There are various types of collateral that can be used in securing a loan, including:

  • Real Estate: Property or land that can be sold to recover the loan amount.
  • Cash or Cash Equivalents: Savings accounts, certificates of deposit, or money market accounts.
  • Inventory: Goods and products held by a business that can be liquidated.
  • Equipment: Machinery or tools that can be sold or repossessed.
  • Investments: Stocks, bonds, or mutual funds can also serve as collateral.

How Collateral Works

When a borrower applies for a loan, the lender assesses the risk of lending the money. To mitigate this risk, lenders often require collateral. The value of the collateral typically needs to exceed the loan amount to provide a safety net for the lender.

Example of Collateral

Consider a small business owner seeking a loan of $100,000 to expand operations. The owner offers the commercial property valued at $150,000 as collateral.

– Loan Amount: $100,000
– Collateral Value: $150,000

In this case, if the business owner fails to repay the loan, the lender can seize the commercial property and sell it to retrieve the owed amount.
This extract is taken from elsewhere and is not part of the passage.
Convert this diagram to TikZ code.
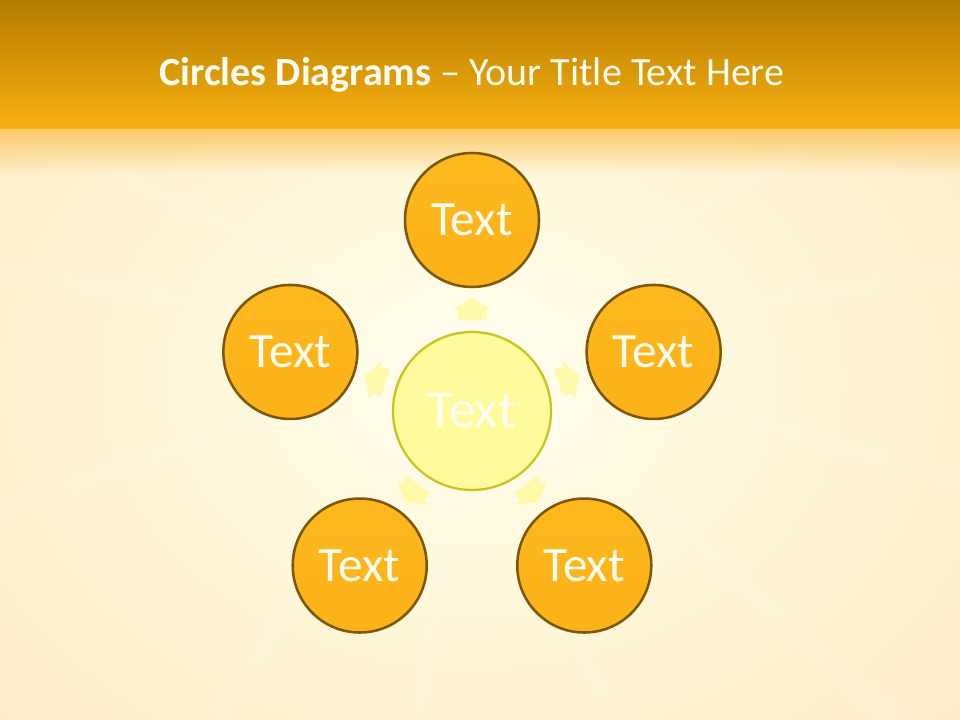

Calculating Collateral Value

When determining the adequacy of collateral, lenders often look for a ratio known as the Collateral Coverage Ratio.

Collateral Coverage Ratio:
The formula for this ratio is:

Collateral Coverage Ratio = Value of Collateral / Loan Amount

For the example above:

Collateral Coverage Ratio = $150,000 / $100,000 = 1.5

This means the borrower has 1.5 times the value of the collateral compared to the loan amount, demonstrating a strong security position for the lender.

The use of collateral not only helps lenders recover funds in case of default but often allows borrowers to secure financing at potentially lower interest rates due to the reduced risk involved for the lender.